11.  MENANGGUHKAN PEMBAYARAN BAGI YANG KESULITAN MELUNASI UTANGNYA

Allah berfirman:
وَإِنْ كَانَ ذُو عُسْرَةٍ فَنَظِرَةٌ إِلَى مَيْسَرَةٍ وَأَنْ تَصَدَّقُوا خَيْرٌ لَكُمْ إِنْ كُنْتُمْ تَعْلَمُونَ

“Dan jika (orang yang berutang itu) dalam kesukaran, Maka berilah tangguh sampai dia berkelapangan. dan menyedekahkan (sebagian atau semua utang) itu, lebih baik bagimu, jika kamu mengetahui.” (QS. Al-Baqarah: 280).

 Diriwayatkan dari Abul Yusr, seorang sahabat Nabi, ia berkata, Rasulullah saw bersabda:

مَنْ أَحَبَّ أَنْ يُظِلَّهُ اللَّهُ فِى ظِلِّهِ – فَلْيُنْظِرْ مُعْسِرًا أَوْ لِيَضَعْ لَهُ
“Barangsiapa yang ingin dinaungi Allah dengan naungan-Nya (pada hari kiamat, pen), maka hendaklah ia menangguhkan waktu pelunasan utang bagi orang yang sedang kesulitan, atau hendaklah ia menggugurkan utangnya.” (HR Ibnu Majah II/808 no. 2419. Dan di-shahih-kan oleh syaikh Al-Albani).

قَالَ حُذَيْفَةُ وَسَمِعْتُهُ يَقُولُ « إِنَّ رَجُلاً كَانَ فِيمَنْ كَانَ قَبْلَكُمْ أَتَاهُ الْمَلَكُ لِيَقْبِضَ رُوحَهُ فَقِيلَ لَهُ هَلْ عَمِلْتَ مِنْ خَيْرٍ قَالَ مَا أَعْلَمُ ، قِيلَ لَهُ انْظُرْ . قَالَ مَا أَعْلَمُ شَيْئًا غَيْرَ أَنِّى كُنْتُ أُبَايِعُ النَّاسَ فِى الدُّنْيَا وَأُجَازِيهِمْ ، فَأُنْظِرُ الْمُوسِرَ ، وَأَتَجَاوَزُ عَنِ الْمُعْسِرِ . فَأَدْخَلَهُ اللَّهُ الْجَنَّةَ

Dari sahabat Hudzaifah, ia pernah mendengar Rasulullah saw bersabda:
“Ada seorang laki-laki yang hidup di zaman sebelum kalian.
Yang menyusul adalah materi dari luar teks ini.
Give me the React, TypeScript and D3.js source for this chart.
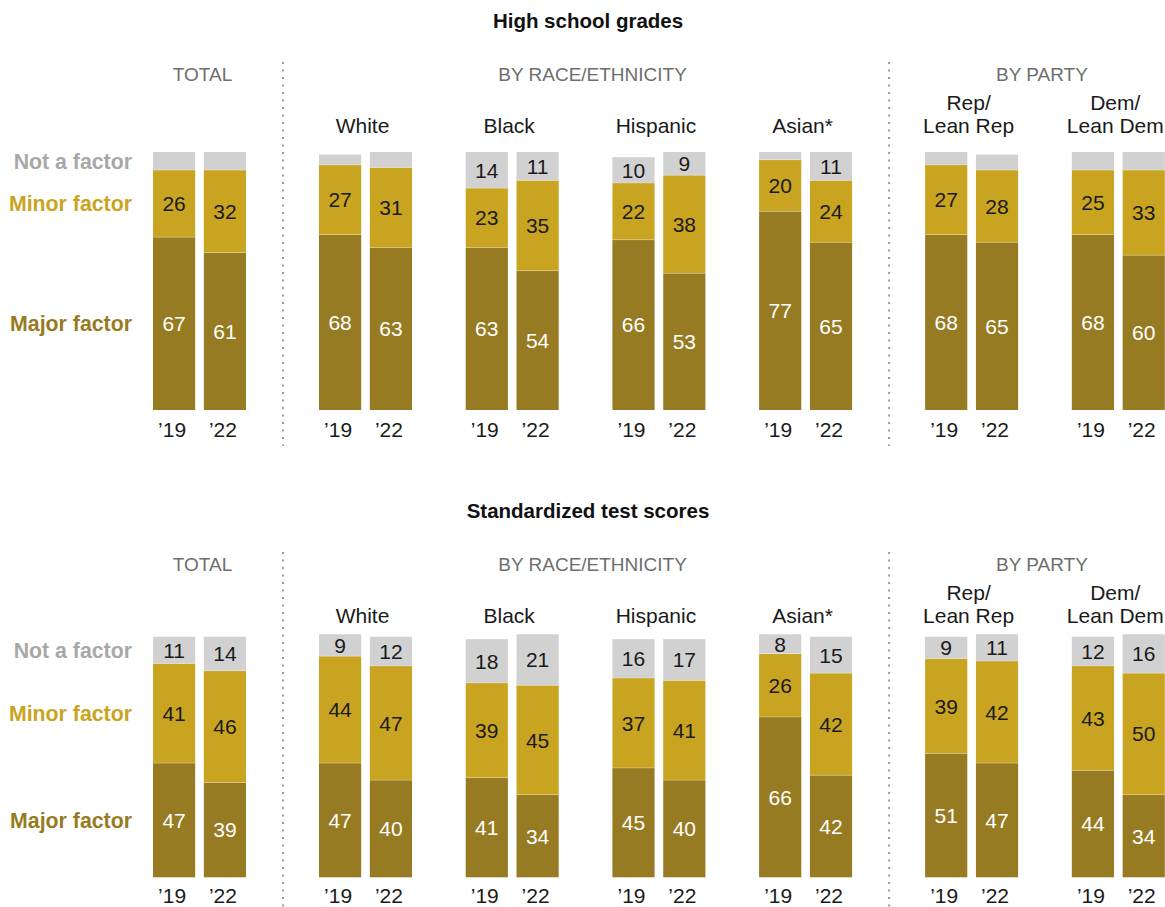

Lalu datanglah seorang malaikat maut yang akan mencabut rohnya. Dikatakan kepadanya (oleh malaikat maut): “Apakah engkau telah berbuat kebaikan?”
Laki-laki itu menjawab: “Aku tidak mengetahuinya.”
Malaikat maut berkata: “ Telitilah kembali apakah engkau telah berbuat kebaikan.”
Dia menjawab: “Aku tidak mengetahui sesuatu pun amalan baik yang telah aku lakukan selain bahwa dahulu aku suka berjual beli barang dengan manusia ketika di dunia dan aku selalu mencukupi kebutuhan mereka. Aku memberi keluasan dalam pembayaran utang bagi orang yang memiliki kemampuan dan aku membebaskan tanggungan orang yang kesulitan.” Maka Allah (dengan sebab itu) memasukkannya ke dalam surga.” (HR. Bukhari III/1272 no.3266)

Demikian penjelasan singkat tentang beberapa adab Islami dalam utang piutang. Semoga menjadi tambahan ilmu yang bermanfaat bagi siapapun yang membacanya. Dan semoga Allah menganugerahkan kepada kita semua rezki yang lapang, halal dan berkah, serta terbebas dari lilitan utang.